**What this task involves**
Output the full listing below exactly, without the pictures.

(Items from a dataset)
○ ○ ○ ○ ○ ○ ○
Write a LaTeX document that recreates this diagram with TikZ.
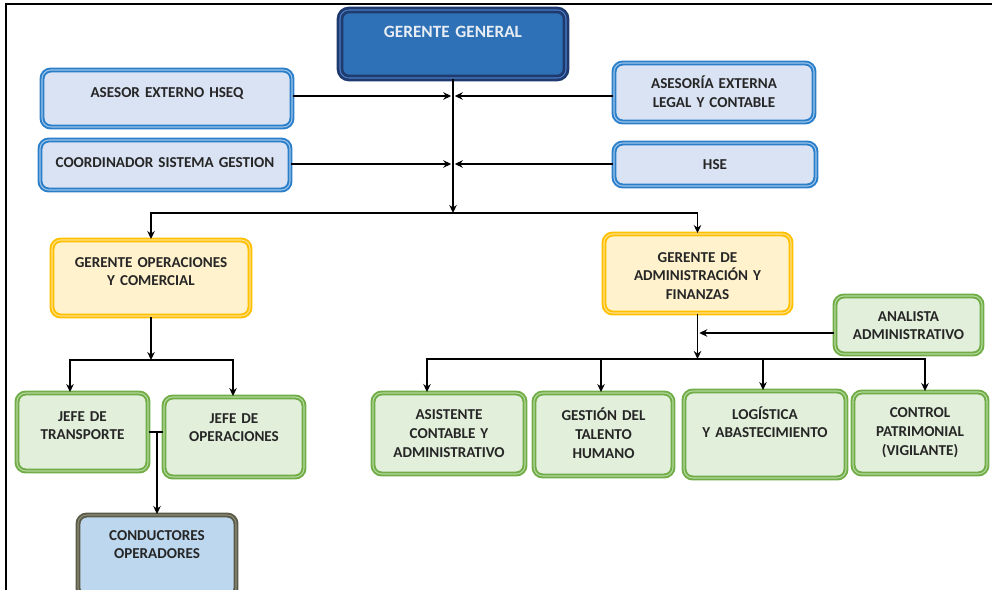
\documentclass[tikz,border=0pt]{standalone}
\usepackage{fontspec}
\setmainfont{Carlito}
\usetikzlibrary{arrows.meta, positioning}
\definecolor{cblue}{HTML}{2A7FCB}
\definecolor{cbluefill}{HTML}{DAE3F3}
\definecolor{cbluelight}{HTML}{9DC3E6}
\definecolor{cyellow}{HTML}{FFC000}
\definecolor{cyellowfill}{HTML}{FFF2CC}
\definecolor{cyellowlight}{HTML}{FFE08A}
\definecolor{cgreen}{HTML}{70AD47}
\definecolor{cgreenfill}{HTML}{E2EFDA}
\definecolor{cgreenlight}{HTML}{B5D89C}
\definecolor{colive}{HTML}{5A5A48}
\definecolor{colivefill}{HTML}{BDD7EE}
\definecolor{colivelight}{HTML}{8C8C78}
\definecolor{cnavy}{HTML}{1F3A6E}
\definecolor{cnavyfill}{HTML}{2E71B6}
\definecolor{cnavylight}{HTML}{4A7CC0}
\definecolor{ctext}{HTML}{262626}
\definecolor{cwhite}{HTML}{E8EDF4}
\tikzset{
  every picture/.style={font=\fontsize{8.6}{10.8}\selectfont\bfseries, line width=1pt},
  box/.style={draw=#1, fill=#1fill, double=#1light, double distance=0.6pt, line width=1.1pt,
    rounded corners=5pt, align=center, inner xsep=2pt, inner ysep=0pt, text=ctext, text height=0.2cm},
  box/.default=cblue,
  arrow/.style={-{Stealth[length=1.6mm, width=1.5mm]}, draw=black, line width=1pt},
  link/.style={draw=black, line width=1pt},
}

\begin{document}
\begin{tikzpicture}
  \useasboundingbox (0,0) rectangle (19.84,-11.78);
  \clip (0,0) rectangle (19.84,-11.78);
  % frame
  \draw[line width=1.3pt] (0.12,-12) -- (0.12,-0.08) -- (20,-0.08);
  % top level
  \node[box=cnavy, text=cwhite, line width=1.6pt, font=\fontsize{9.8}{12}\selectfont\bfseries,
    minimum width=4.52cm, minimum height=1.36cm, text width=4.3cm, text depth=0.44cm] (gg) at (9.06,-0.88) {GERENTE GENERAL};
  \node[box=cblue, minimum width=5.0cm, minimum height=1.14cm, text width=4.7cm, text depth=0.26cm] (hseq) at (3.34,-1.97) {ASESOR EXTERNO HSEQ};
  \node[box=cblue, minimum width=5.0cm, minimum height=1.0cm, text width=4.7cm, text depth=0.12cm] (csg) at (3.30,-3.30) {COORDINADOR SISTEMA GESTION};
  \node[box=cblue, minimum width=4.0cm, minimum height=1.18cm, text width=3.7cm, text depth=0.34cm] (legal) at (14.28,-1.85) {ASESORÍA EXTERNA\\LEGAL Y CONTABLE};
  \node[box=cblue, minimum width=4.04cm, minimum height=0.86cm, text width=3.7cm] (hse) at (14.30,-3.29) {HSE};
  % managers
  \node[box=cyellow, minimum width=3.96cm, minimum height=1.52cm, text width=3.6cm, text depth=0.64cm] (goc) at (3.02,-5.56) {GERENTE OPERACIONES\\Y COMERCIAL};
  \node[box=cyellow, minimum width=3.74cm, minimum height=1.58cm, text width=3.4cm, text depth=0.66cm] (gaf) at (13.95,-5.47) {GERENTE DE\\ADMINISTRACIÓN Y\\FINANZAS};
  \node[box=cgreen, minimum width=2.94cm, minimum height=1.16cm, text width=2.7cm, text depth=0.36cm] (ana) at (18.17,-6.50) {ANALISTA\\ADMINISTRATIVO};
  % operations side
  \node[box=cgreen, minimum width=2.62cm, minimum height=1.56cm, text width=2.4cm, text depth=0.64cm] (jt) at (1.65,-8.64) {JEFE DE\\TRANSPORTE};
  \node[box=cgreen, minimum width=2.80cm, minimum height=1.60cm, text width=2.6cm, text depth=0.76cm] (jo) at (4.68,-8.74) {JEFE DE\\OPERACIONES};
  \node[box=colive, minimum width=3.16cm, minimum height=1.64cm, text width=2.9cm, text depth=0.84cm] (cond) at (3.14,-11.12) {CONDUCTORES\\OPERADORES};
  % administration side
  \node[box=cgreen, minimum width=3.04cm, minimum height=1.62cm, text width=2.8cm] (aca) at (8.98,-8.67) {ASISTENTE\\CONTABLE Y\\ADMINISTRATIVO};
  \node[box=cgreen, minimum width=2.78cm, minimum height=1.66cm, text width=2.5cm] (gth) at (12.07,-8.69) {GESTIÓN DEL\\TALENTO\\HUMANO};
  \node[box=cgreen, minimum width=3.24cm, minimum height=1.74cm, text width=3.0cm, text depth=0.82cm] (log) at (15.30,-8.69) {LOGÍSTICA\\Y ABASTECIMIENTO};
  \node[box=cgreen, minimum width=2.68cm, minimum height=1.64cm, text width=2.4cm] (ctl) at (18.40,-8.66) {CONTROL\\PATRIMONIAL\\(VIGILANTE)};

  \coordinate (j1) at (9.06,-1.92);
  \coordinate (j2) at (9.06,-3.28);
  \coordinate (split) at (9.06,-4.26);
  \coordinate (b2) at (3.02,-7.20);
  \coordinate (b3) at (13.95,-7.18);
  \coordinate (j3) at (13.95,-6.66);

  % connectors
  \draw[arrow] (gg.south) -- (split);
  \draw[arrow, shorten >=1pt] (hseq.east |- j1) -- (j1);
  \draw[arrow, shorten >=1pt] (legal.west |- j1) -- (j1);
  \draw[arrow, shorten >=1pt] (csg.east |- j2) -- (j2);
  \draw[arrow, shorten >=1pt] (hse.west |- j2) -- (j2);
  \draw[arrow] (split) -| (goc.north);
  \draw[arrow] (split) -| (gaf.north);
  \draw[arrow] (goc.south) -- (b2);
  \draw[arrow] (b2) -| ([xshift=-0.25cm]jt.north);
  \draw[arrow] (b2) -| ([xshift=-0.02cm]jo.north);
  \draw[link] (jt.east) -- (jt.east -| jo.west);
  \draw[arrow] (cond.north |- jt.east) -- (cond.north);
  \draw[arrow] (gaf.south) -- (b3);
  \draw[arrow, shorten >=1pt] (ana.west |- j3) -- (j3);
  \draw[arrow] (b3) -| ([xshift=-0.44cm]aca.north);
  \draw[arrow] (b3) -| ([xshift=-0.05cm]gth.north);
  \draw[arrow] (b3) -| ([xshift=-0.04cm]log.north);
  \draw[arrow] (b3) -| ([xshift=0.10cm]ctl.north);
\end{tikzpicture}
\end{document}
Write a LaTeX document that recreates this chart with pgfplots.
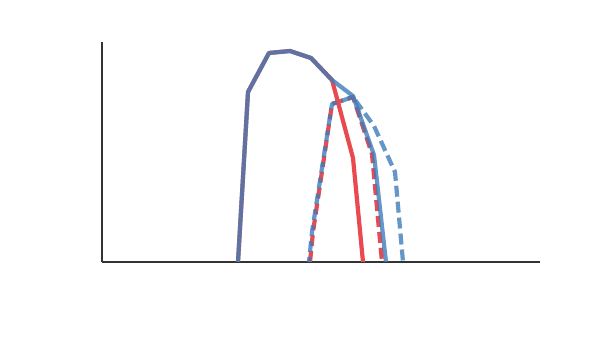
○ ○ ○ ○ ○ ○ ○
**Expected answer**
Write a LaTeX document that recreates this diagram with TikZ.
\documentclass[tikz,border=0pt]{standalone}
\usepackage{fontspec}
\setmainfont{Carlito}
\usetikzlibrary{arrows.meta, positioning}
\definecolor{cblue}{HTML}{2A7FCB}
\definecolor{cbluefill}{HTML}{DAE3F3}
\definecolor{cbluelight}{HTML}{9DC3E6}
\definecolor{cyellow}{HTML}{FFC000}
\definecolor{cyellowfill}{HTML}{FFF2CC}
\definecolor{cyellowlight}{HTML}{FFE08A}
\definecolor{cgreen}{HTML}{70AD47}
\definecolor{cgreenfill}{HTML}{E2EFDA}
\definecolor{cgreenlight}{HTML}{B5D89C}
\definecolor{colive}{HTML}{5A5A48}
\definecolor{colivefill}{HTML}{BDD7EE}
\definecolor{colivelight}{HTML}{8C8C78}
\definecolor{cnavy}{HTML}{1F3A6E}
\definecolor{cnavyfill}{HTML}{2E71B6}
\definecolor{cnavylight}{HTML}{4A7CC0}
\definecolor{ctext}{HTML}{262626}
\definecolor{cwhite}{HTML}{E8EDF4}
\tikzset{
  every picture/.style={font=\fontsize{8.6}{10.8}\selectfont\bfseries, line width=1pt},
  box/.style={draw=#1, fill=#1fill, double=#1light, double distance=0.6pt, line width=1.1pt,
    rounded corners=5pt, align=center, inner xsep=2pt, inner ysep=0pt, text=ctext, text height=0.2cm},
  box/.default=cblue,
  arrow/.style={-{Stealth[length=1.6mm, width=1.5mm]}, draw=black, line width=1pt},
  link/.style={draw=black, line width=1pt},
}

\begin{document}
\begin{tikzpicture}
  \useasboundingbox (0,0) rectangle (19.84,-11.78);
  \clip (0,0) rectangle (19.84,-11.78);
  % frame
  \draw[line width=1.3pt] (0.12,-12) -- (0.12,-0.08) -- (20,-0.08);
  % top level
  \node[box=cnavy, text=cwhite, line width=1.6pt, font=\fontsize{9.8}{12}\selectfont\bfseries,
    minimum width=4.52cm, minimum height=1.36cm, text width=4.3cm, text depth=0.44cm] (gg) at (9.06,-0.88) {GERENTE GENERAL};
  \node[box=cblue, minimum width=5.0cm, minimum height=1.14cm, text width=4.7cm, text depth=0.26cm] (hseq) at (3.34,-1.97) {ASESOR EXTERNO HSEQ};
  \node[box=cblue, minimum width=5.0cm, minimum height=1.0cm, text width=4.7cm, text depth=0.12cm] (csg) at (3.30,-3.30) {COORDINADOR SISTEMA GESTION};
  \node[box=cblue, minimum width=4.0cm, minimum height=1.18cm, text width=3.7cm, text depth=0.34cm] (legal) at (14.28,-1.85) {ASESORÍA EXTERNA\\LEGAL Y CONTABLE};
  \node[box=cblue, minimum width=4.04cm, minimum height=0.86cm, text width=3.7cm] (hse) at (14.30,-3.29) {HSE};
  % managers
  \node[box=cyellow, minimum width=3.96cm, minimum height=1.52cm, text width=3.6cm, text depth=0.64cm] (goc) at (3.02,-5.56) {GERENTE OPERACIONES\\Y COMERCIAL};
  \node[box=cyellow, minimum width=3.74cm, minimum height=1.58cm, text width=3.4cm, text depth=0.66cm] (gaf) at (13.95,-5.47) {GERENTE DE\\ADMINISTRACIÓN Y\\FINANZAS};
  \node[box=cgreen, minimum width=2.94cm, minimum height=1.16cm, text width=2.7cm, text depth=0.36cm] (ana) at (18.17,-6.50) {ANALISTA\\ADMINISTRATIVO};
  % operations side
  \node[box=cgreen, minimum width=2.62cm, minimum height=1.56cm, text width=2.4cm, text depth=0.64cm] (jt) at (1.65,-8.64) {JEFE DE\\TRANSPORTE};
  \node[box=cgreen, minimum width=2.80cm, minimum height=1.60cm, text width=2.6cm, text depth=0.76cm] (jo) at (4.68,-8.74) {JEFE DE\\OPERACIONES};
  \node[box=colive, minimum width=3.16cm, minimum height=1.64cm, text width=2.9cm, text depth=0.84cm] (cond) at (3.14,-11.12) {CONDUCTORES\\OPERADORES};
  % administration side
  \node[box=cgreen, minimum width=3.04cm, minimum height=1.62cm, text width=2.8cm] (aca) at (8.98,-8.67) {ASISTENTE\\CONTABLE Y\\ADMINISTRATIVO};
  \node[box=cgreen, minimum width=2.78cm, minimum height=1.66cm, text width=2.5cm] (gth) at (12.07,-8.69) {GESTIÓN DEL\\TALENTO\\HUMANO};
  \node[box=cgreen, minimum width=3.24cm, minimum height=1.74cm, text width=3.0cm, text depth=0.82cm] (log) at (15.30,-8.69) {LOGÍSTICA\\Y ABASTECIMIENTO};
  \node[box=cgreen, minimum width=2.68cm, minimum height=1.64cm, text width=2.4cm] (ctl) at (18.40,-8.66) {CONTROL\\PATRIMONIAL\\(VIGILANTE)};

  \coordinate (j1) at (9.06,-1.92);
  \coordinate (j2) at (9.06,-3.28);
  \coordinate (split) at (9.06,-4.26);
  \coordinate (b2) at (3.02,-7.20);
  \coordinate (b3) at (13.95,-7.18);
  \coordinate (j3) at (13.95,-6.66);

  % connectors
  \draw[arrow] (gg.south) -- (split);
  \draw[arrow, shorten >=1pt] (hseq.east |- j1) -- (j1);
  \draw[arrow, shorten >=1pt] (legal.west |- j1) -- (j1);
  \draw[arrow, shorten >=1pt] (csg.east |- j2) -- (j2);
  \draw[arrow, shorten >=1pt] (hse.west |- j2) -- (j2);
  \draw[arrow] (split) -| (goc.north);
  \draw[arrow] (split) -| (gaf.north);
  \draw[arrow] (goc.south) -- (b2);
  \draw[arrow] (b2) -| ([xshift=-0.25cm]jt.north);
  \draw[arrow] (b2) -| ([xshift=-0.02cm]jo.north);
  \draw[link] (jt.east) -- (jt.east -| jo.west);
  \draw[arrow] (cond.north |- jt.east) -- (cond.north);
  \draw[arrow] (gaf.south) -- (b3);
  \draw[arrow, shorten >=1pt] (ana.west |- j3) -- (j3);
  \draw[arrow] (b3) -| ([xshift=-0.44cm]aca.north);
  \draw[arrow] (b3) -| ([xshift=-0.05cm]gth.north);
  \draw[arrow] (b3) -| ([xshift=-0.04cm]log.north);
  \draw[arrow] (b3) -| ([xshift=0.10cm]ctl.north);
\end{tikzpicture}
\end{document}
Write a LaTeX document that recreates this chart with pgfplots.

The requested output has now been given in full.